Sally had modest savings in a building society account, received a private pension, state pension and Attendance Allowance. Sally’s daughter - who had registered a Lasting Power of Attorney - managed her affairs. She knew that Sally was keen to leave a legacy to her family, and was concerned that Sally's savings would run out, forcing her to rely on state benefits.
For the first 12 weeks, Sally's home was exempt from the means test. Because her savings were smaller than the lower means test threshold, her local authority contributed towards her care home fees.
After 12 weeks, this contribution stopped so Sally started to draw on her savings to meet the full cost. Next, her house was sold. The sale proceeds, together with her remaining savings totalled £200,000. By taking her combined income from her private pension, state pension and Attendance Allowance, it left care home fees of £380 week paid from her savings.
At that rate, her savings would be completely exhausted in about nine years. In addition, there was the issue of rising care home fees.
Sally’s personal needs
Sally's daughter knew that her mother's financial independence was very important to her.
She didn't want her mother to live off state benefits and have the quality of her care dictated to her. But she was also worried that her mother's limited financial resources would run out.
At first sight, her personal needs and financial situation didn’t match up.
How an Immediate Lifetime Care plan met Sally’s needs
Sally's financial adviser recommended the following course of action in four simple steps.
How the plan worked
The plan addressed Sally's daughter’s principal concerns. It ensured that a proportion of the care fees would be met for the rest of Sally’s life and provided a financial legacy for her descendants.

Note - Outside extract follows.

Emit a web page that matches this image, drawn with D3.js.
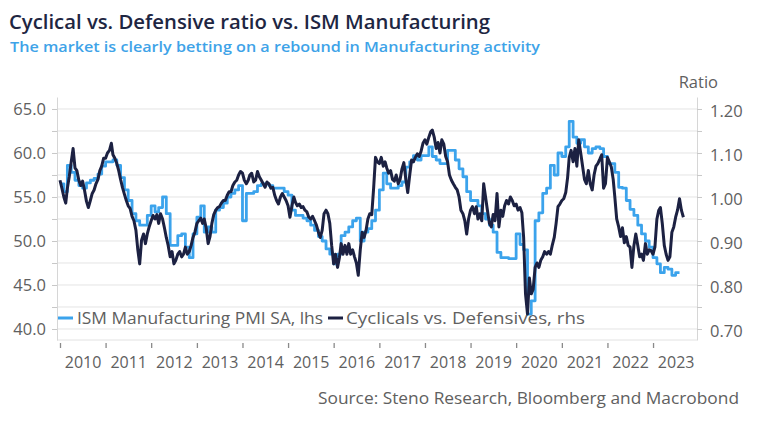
<!DOCTYPE html>
<html><head><meta charset="utf-8">
<script src="https://cdn.jsdelivr.net/npm/d3@7/dist/d3.min.js"></script>
<style>body{margin:0;background:#fff}svg{display:block}text{font-family:"Open Sans",sans-serif}</style>
</head><body><svg id="c" width="758" height="421"></svg>
<script>
// ISM Manufacturing PMI SA, monthly from Jan 2010 (lhs)
const ismStart = [2010, 0];
const ismValues = [
 56.5,55.6,58.6,57.8,56.9,56.3,56.0,56.6,56.9,57.1,57.6,58.5,
 59.0,59.0,59.2,58.6,57.2,55.8,54.6,53.1,52.3,51.8,51.8,52.9,
 54.0,53.3,53.8,55.0,53.1,49.5,49.5,50.6,50.8,49.3,48.1,50.8,
 52.7,54.0,51.0,51.6,51.0,53.5,53.8,54.3,55.0,55.4,55.8,56.3,
 52.3,55.4,55.4,55.6,56.3,56.5,56.5,56.3,56.0,56.0,56.0,55.6,
 55.2,53.5,52.9,52.9,52.6,52.3,51.8,51.2,50.5,50.0,49.1,48.5,
 47.4,48.5,50.6,51.0,51.6,52.3,52.6,50.0,51.0,51.4,52.3,53.5,
 55.8,57.7,56.5,56.0,56.0,56.3,56.7,58.4,59.0,59.7,59.2,59.7,
 59.7,60.7,59.6,59.2,58.8,58.8,60.3,60.3,59.2,58.2,57.3,55.6,
 54.6,54.6,54.0,53.1,52.5,51.8,51.0,48.7,48.1,48.1,48.0,48.0,
 50.8,49.6,49.0,41.7,43.2,52.3,53.2,55.4,56.0,58.6,57.5,60.0,
 59.6,60.7,63.6,61.8,61.1,61.5,60.7,60.0,60.5,60.7,60.5,59.6,
 58.8,58.8,57.8,56.1,56.0,54.6,53.6,52.9,51.8,50.8,50.0,49.3,
 48.1,47.4,46.4,47.0,46.8,46.1,46.4
];
// Cyclicals vs. Defensives ratio, semi-monthly from Jan 2010 (rhs)
const ratioValues = [
 1.038,1.02,1.00,0.986,1.02,1.046,1.08,1.11,1.066,1.06,1.038,1.026,1.036,1.016,0.99,0.976,0.992,1.008,1.016,1.03,1.04,1.06,1.07,1.088,
 1.088,1.10,1.106,1.122,1.096,1.088,1.076,1.06,1.04,1.022,1.006,0.992,0.98,0.974,0.956,0.946,0.924,0.88,0.848,0.902,0.916,0.894,0.916,0.932,
 0.946,0.958,0.95,0.96,0.94,0.962,0.95,0.93,0.908,0.89,0.864,0.876,0.848,0.856,0.87,0.876,0.864,0.87,0.886,0.87,0.876,0.89,0.908,0.92,
 0.94,0.946,0.952,0.94,0.95,0.93,0.894,0.91,0.94,0.96,0.97,0.976,0.978,0.986,0.992,0.992,1.004,1.012,1.012,1.026,1.034,1.038,1.05,1.058,
 1.054,1.038,1.03,1.038,1.05,1.054,1.034,1.038,1.058,1.046,1.038,1.03,1.022,1.034,1.03,1.02,1.022,1.004,0.992,0.984,1.00,1.008,1.00,0.992,
 0.98,0.954,0.98,1.00,0.988,0.98,0.984,0.976,0.978,0.97,0.966,0.954,0.95,0.956,0.946,0.936,0.92,0.908,0.924,0.962,0.97,0.962,0.94,0.89,
 0.848,0.87,0.84,0.862,0.894,0.87,0.89,0.87,0.894,0.87,0.88,0.864,0.85,0.822,0.88,0.92,0.908,0.924,0.95,0.962,0.96,1.02,1.09,1.08,
 1.076,1.09,1.07,1.08,1.066,1.054,1.06,1.04,1.036,1.05,1.03,1.04,1.064,1.078,1.04,1.01,1.05,1.084,1.08,1.09,1.098,1.092,1.104,1.122,
 1.13,1.12,1.136,1.148,1.152,1.136,1.11,1.124,1.10,1.13,1.12,1.092,1.08,1.05,1.038,1.03,1.022,1.016,1.00,0.97,0.962,0.946,0.916,0.95,
 0.97,0.978,0.962,0.978,0.95,0.962,0.946,1.03,1.00,0.97,0.94,0.932,0.96,0.946,1.008,0.932,0.97,0.956,0.98,0.992,0.984,1.00,0.992,0.98,
 0.984,0.97,0.976,0.964,0.908,0.78,0.734,0.816,0.78,0.79,0.84,0.85,0.84,0.856,0.864,0.876,0.87,0.876,0.87,0.89,0.908,0.94,0.978,0.984,
 0.992,0.996,1.01,1.044,1.09,1.106,1.08,1.11,1.07,1.13,1.10,1.07,1.04,1.03,1.06,1.03,1.016,1.05,1.07,1.076,1.086,1.096,1.02,1.03,
 1.09,1.08,1.068,1.04,1.00,0.95,0.932,0.91,0.93,0.896,0.91,0.89,0.886,0.84,0.89,0.916,0.89,0.864,0.87,0.856,0.894,0.87,0.88,0.878,
 0.87,0.886,0.95,0.97,0.976,0.94,0.89,0.87,0.856,0.864,0.92,0.932,0.954,0.97,0.996,0.97,0.954
];
const years = d3.range(2010, 2024);
const leftTicks = [40, 42.5, 45, 47.5, 50, 52.5, 55, 57.5, 60, 62.5, 65];
const rightTicks = [0.70, 0.75, 0.80, 0.85, 0.90, 0.95, 1.00, 1.05, 1.10, 1.15, 1.20];
const titleText = "Cyclical vs. Defensive ratio vs. ISM Manufacturing";
const subtitleText = "The market is clearly betting on a rebound in Manufacturing activity";
const legendNames = ["ISM Manufacturing PMI SA, lhs", "Cyclicals vs. Defensives, rhs"];
const sourceText = "Source: Steno Research, Bloomberg and Macrobond";

const ismColor = "#3ba3ec", ratioColor = "#1c2142", gray = "#606060";
const L = 57, R = 697, T = 97, B = 340;

const svg = d3.select("#c");
svg.append("rect").attr("width", 758).attr("height", 421).attr("fill", "#fff");

const x = d3.scaleTime().domain([new Date(2009, 11, 8), new Date(2023, 11, 19)]).range([L, R]);
const yL = d3.scaleLinear().domain([38.75, 66.36]).range([B, T]);
const yR = d3.scaleLinear().domain([0.675, 1.2272]).range([B, T]);

// title
svg.append("text").attr("x", 9).attr("y", 29).text(titleText)
  .attr("font-size", 19.5).attr("font-weight", 600).attr("fill", "#1e2642")
  .attr("textLength", 481).attr("lengthAdjust", "spacingAndGlyphs");
svg.append("text").attr("x", 10).attr("y", 52).text(subtitleText)
  .attr("font-size", 14.5).attr("font-weight", 600).attr("fill", "#3ea3e8")
  .attr("textLength", 530).attr("lengthAdjust", "spacingAndGlyphs");
svg.append("text").attr("x", 718).attr("y", 88).attr("text-anchor", "end")
  .attr("font-size", 16.5).attr("fill", gray).text("Ratio");

// gridlines
svg.append("g").selectAll("line").data(leftTicks).join("line")
  .attr("x1", L).attr("x2", R).attr("y1", d => yL(d)).attr("y2", d => yL(d))
  .attr("stroke", "#e4e4e4").attr("stroke-width", 1);
svg.append("line").attr("x1", L).attr("x2", R).attr("y1", B).attr("y2", B)
  .attr("stroke", "#e2e2e2");

// left axis
const gL = svg.append("g").attr("transform", `translate(${L},0)`)
  .call(d3.axisLeft(yL).tickValues(leftTicks).tickSizeInner(5).tickSizeOuter(0)
    .tickFormat(d => d % 5 === 0 ? d3.format(".1f")(d) : ""));
gL.select(".domain").attr("stroke", "#d6d6d6");
gL.selectAll(".tick line").attr("stroke", "#c8c8c8");
gL.selectAll(".tick text").attr("font-size", 16.5).attr("fill", gray)
  .attr("font-family", "Open Sans").attr("x", -11);

// right axis
const gR = svg.append("g").attr("transform", `translate(${R},0)`)
  .call(d3.axisRight(yR).tickValues(rightTicks).tickSizeInner(5).tickSizeOuter(0)
    .tickFormat(d => Math.round(d * 100) % 10 === 0 ? d3.format(".2f")(d) : ""));
gR.select(".domain").attr("stroke", "#d6d6d6");
gR.selectAll(".tick line").attr("stroke", "#c8c8c8");
gR.selectAll(".tick text").attr("font-size", 16.5).attr("fill", gray)
  .attr("font-family", "Open Sans").attr("x", 13).attr("dy", "0.45em");

// x axis ticks at year starts
const gX = svg.append("g").attr("transform", `translate(0,${B + 3})`)
  .call(d3.axisBottom(x).tickValues(years.map(y => new Date(y, 0, 1))).tickSize(5).tickFormat(""));
gX.select(".domain").remove();
gX.selectAll(".tick line").attr("stroke", "#8a8a8a").attr("stroke-width", 1.3);
// labels at mid-year
const gX2 = svg.append("g").attr("transform", `translate(0,${B + 14})`)
  .call(d3.axisBottom(x).tickValues(years.map(y => new Date(y, 6, 1))).tickSize(0)
    .tickFormat(d3.timeFormat("%Y")));
gX2.select(".domain").remove();
gX2.selectAll(".tick text").attr("font-size", 16).attr("fill", gray).attr("font-family", "Open Sans");

// legend
const legY = 318;
svg.append("line").attr("x1", 58).attr("x2", 73).attr("y1", legY).attr("y2", legY)
  .attr("stroke", ismColor).attr("stroke-width", 3);
svg.append("text").attr("x", 77).attr("y", legY + 6).attr("font-size", 16.5).attr("fill", gray)
  .text(legendNames[0]).attr("textLength", 246).attr("lengthAdjust", "spacingAndGlyphs");
svg.append("line").attr("x1", 328).attr("x2", 343).attr("y1", legY).attr("y2", legY)
  .attr("stroke", ratioColor).attr("stroke-width", 3);
svg.append("text").attr("x", 346).attr("y", legY + 6).attr("font-size", 16.5).attr("fill", gray)
  .text(legendNames[1]).attr("textLength", 239).attr("lengthAdjust", "spacingAndGlyphs");

// ISM step line
const ismData = ismValues.map((v, i) => ({ d: new Date(ismStart[0], ismStart[1] + i, 1), v }));
const ismDraw = ismData.concat([{ d: new Date(ismStart[0], ismStart[1] + ismValues.length, 1), v: ismValues[ismValues.length - 1] }]);
svg.append("path").datum(ismDraw)
  .attr("d", d3.line().x(p => x(p.d)).y(p => yL(p.v)).curve(d3.curveStepAfter))
  .attr("fill", "none").attr("stroke", ismColor).attr("stroke-width", 2.8).attr("stroke-linejoin", "round");

// ratio line
const ratioData = ratioValues.map((v, k) => ({ d: new Date(2010 + Math.floor(k / 24), Math.floor((k % 24) / 2), k % 2 ? 16 : 1), v }));
svg.append("path").datum(ratioData)
  .attr("d", d3.line().x(p => x(p.d)).y(p => yR(p.v)))
  .attr("fill", "none").attr("stroke", ratioColor).attr("stroke-width", 3).attr("stroke-linejoin", "round");

// source
svg.append("text").attr("x", 739).attr("y", 404).attr("text-anchor", "end")
  .attr("font-size", 16.5).attr("fill", gray).text(sourceText)
  .attr("textLength", 421).attr("lengthAdjust", "spacingAndGlyphs");
</script></body></html>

- Care costs: these were met from Sally's State Attendance Allowance, Registered Nursing Care Contribution
(RNCC), pension income and the payments from her care plan.
- Tax: Sally paid no income tax because her pensions were set against her personal allowance. The state Attendance Allowance is currently tax free and payments from the Immediate Lifetime Care plan were tax free because they were paid to a registered care provider.
- Nursing care: the RNCC payment went directly to the care home.
This scenario is for illustrative purposes only. Depending on your client’s circumstances it may not be possible to meet all of their needs and therefore leaving a legacy and paying for the cost of care may not be fulfilled.